Как‑то я сам выступал в одном этическом обществе, где увидел портрет Пристли, прославленного унитария, жившего за век до этого. Я похвалил гравюру, а мой собеседник ответил, что она там висит, потому что раньше, совсем недавно, здесь собирались унитарии. Это меня удивило; я знал, что унитарии твердо, как мусульмане, верят, что Бог — един, а этическое общество ни во что толком не верит.

— Как интересно! — сказал я. — Что же, все сразу отказались от теизма?

— Н — нет, — отвечал он. — Не думаю. Просто нашим лидерам очень хотелось заполучить старика Стэнтона Койта, а он читает только в этических обществах.

Может, он меня обманул, сказать не могу, но речь идет не о конкретных лекторах и лидерах, а о туманных воззрениях аудитории. Сам доктор Койт был убежден, что этику нельзя портить теологией. Но типичный представитель сообщества довольно странно смотрел на то, что случилось или ему примерещилось. Бога поменяли на Койта — ну, что тут мелочиться!

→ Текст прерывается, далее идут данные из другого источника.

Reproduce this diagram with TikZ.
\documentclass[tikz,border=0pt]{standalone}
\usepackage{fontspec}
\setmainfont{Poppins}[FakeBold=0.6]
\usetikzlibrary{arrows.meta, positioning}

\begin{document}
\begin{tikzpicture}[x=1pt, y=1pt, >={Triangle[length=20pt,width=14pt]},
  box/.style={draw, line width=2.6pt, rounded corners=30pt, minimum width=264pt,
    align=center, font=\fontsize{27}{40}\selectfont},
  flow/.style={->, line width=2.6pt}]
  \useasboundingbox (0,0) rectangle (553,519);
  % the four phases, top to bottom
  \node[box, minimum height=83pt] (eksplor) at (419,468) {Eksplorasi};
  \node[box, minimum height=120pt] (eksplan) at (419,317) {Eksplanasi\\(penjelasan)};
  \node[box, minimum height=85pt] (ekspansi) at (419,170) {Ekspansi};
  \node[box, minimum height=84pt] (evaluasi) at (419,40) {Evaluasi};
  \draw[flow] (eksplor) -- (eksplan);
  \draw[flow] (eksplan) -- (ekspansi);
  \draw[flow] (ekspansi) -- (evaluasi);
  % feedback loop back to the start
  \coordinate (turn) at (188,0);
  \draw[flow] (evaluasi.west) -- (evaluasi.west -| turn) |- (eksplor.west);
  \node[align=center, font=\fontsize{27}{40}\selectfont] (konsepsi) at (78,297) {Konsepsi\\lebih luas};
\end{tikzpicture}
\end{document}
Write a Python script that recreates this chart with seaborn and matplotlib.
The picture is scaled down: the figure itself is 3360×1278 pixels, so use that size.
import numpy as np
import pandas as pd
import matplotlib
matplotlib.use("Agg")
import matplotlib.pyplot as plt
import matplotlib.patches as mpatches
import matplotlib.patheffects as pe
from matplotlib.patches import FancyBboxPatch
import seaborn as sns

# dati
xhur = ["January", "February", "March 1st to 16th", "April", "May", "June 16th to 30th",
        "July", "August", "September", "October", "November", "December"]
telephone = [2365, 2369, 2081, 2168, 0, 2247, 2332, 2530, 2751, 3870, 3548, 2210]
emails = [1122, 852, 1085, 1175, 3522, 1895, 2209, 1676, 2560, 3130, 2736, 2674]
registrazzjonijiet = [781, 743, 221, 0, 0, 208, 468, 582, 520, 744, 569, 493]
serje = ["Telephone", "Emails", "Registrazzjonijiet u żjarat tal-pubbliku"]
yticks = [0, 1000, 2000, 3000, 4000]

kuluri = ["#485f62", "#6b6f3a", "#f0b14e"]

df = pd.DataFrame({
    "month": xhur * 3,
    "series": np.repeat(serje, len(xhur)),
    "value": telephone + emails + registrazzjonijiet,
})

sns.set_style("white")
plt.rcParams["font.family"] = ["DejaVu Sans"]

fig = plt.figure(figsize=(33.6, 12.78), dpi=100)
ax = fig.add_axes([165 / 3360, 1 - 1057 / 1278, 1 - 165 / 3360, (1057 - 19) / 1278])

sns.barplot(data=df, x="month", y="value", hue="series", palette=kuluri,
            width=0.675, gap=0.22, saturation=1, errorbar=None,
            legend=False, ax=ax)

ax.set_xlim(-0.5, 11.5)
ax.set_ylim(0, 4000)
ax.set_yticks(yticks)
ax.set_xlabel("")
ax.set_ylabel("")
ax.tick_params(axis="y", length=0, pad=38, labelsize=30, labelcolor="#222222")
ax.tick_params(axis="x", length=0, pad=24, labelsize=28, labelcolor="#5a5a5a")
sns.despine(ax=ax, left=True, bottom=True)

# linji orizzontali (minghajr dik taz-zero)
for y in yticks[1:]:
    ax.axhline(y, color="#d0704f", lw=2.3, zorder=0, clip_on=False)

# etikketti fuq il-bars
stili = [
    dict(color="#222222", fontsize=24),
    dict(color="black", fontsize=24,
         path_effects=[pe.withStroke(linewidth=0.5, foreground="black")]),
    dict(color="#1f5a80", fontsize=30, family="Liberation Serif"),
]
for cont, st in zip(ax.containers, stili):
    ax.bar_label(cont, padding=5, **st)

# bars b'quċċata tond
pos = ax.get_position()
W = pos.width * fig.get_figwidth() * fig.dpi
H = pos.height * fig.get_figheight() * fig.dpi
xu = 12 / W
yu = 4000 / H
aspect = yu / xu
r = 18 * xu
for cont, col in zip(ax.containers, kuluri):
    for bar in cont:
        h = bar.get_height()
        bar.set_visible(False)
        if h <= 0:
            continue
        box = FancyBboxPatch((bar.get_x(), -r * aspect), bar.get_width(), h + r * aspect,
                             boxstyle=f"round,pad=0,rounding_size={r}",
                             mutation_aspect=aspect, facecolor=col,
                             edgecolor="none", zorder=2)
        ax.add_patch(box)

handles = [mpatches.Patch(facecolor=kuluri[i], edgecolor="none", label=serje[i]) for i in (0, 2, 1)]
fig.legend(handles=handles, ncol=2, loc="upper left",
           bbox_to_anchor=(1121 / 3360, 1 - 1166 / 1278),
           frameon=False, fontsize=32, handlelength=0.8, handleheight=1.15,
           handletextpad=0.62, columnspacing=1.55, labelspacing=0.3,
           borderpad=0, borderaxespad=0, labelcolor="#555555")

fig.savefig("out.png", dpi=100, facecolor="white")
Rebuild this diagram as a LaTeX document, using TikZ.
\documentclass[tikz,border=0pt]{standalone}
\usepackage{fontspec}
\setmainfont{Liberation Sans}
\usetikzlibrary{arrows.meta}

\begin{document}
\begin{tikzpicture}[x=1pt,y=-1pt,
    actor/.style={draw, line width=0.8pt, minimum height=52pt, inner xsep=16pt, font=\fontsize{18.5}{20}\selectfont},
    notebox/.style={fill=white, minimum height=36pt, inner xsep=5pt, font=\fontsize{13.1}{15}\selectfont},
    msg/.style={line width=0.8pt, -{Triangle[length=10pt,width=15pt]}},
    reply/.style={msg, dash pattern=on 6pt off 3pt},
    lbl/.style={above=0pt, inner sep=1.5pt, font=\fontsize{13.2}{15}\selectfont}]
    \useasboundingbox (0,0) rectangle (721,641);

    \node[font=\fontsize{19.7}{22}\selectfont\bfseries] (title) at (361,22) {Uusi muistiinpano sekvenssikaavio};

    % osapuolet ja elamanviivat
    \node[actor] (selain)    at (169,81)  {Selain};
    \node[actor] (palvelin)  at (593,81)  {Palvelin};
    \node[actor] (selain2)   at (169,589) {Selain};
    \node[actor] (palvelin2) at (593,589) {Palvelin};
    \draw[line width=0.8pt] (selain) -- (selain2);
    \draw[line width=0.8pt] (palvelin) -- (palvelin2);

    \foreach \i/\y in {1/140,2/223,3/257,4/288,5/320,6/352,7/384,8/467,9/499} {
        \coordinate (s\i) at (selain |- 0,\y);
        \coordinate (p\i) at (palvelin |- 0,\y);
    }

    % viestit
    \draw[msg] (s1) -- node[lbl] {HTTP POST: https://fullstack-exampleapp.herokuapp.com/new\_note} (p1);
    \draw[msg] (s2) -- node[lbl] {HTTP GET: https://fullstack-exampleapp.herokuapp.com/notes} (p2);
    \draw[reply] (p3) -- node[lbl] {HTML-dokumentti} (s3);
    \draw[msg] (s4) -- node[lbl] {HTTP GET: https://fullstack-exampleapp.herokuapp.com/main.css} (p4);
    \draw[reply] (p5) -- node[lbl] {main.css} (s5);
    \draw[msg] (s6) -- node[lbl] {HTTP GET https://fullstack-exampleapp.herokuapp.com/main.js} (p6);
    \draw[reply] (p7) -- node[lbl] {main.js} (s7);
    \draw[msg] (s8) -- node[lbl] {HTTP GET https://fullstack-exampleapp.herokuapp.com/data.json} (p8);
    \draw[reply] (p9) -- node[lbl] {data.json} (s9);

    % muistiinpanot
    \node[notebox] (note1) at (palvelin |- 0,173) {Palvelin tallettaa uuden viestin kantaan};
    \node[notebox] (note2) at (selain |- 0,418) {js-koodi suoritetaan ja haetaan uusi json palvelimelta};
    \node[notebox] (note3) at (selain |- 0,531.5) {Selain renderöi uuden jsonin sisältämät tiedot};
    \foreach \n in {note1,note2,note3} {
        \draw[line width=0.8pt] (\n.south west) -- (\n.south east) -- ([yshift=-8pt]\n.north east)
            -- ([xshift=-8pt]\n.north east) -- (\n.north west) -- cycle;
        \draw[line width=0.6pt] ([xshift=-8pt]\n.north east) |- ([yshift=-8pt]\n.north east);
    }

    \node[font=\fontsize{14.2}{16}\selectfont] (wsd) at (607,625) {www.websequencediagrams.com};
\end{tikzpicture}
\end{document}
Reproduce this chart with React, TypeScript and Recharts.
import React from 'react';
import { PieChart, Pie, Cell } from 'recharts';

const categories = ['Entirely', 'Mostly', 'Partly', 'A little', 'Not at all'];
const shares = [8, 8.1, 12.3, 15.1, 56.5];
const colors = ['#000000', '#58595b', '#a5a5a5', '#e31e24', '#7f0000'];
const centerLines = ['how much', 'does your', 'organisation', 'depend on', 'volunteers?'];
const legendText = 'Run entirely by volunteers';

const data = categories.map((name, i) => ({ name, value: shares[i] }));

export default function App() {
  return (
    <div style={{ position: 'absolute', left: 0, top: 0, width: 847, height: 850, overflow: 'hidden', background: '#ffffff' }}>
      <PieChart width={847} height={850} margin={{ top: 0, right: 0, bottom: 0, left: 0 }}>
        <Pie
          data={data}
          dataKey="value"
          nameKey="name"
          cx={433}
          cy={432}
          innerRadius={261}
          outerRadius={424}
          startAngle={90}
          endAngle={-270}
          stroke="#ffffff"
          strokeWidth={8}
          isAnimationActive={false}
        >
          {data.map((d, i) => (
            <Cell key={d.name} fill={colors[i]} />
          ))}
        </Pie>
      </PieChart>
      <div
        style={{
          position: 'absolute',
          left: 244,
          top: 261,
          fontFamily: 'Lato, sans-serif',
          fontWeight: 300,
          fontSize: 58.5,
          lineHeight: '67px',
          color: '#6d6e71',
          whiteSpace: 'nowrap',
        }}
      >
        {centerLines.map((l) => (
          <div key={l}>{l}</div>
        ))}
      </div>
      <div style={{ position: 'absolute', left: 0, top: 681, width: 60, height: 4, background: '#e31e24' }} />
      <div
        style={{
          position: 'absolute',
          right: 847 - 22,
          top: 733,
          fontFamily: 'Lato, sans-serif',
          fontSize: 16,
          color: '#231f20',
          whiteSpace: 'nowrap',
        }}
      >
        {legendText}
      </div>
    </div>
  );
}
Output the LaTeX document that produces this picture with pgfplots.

Через много лет один мой друг спросил, как поживает это общество, и узнал, что оно несколько уменьшилось. Доктор Койт утратил былую прыть, и часть его последователей «стала слушать Мод Ройден». Насколько мне известно, мисс Ройден, при всех ее противоречиях, достаточно правоверна, чтобы ходить в англиканскую церковь. Тем самым эта школа мысли (скажем так) прошла поразительный путь: сперва тут верили в Творца, но не в Троицу; потом, ради д — ра Койта, поступились Творцом; потом, ради мисс Ройден, приняли и Троицу, и Творца. Скорей же всего, они не столько верили, сколько любили ходить на интересные лекции, смутно предпочитая тех лекторов, которые славятся смелостью взглядов. Позже я видел много таких перемещений. Патриарх и темноглазый мыслитель мелькали в самых разных сообществах, и пришлось сделать вывод, что никаких отдельных школ мысли не было и нет. Мне довелось узреть туман отрицаний, сомнений, любопытства, и я понял, что это значит. Нет церкви атеистов, нет теософского братства, нет этических обществ, нет новых религий. Есть только Израиль, рассыпанный по холмам, как овцы, и какие‑то из них бодро бегут туда, где им привиделся пастырь.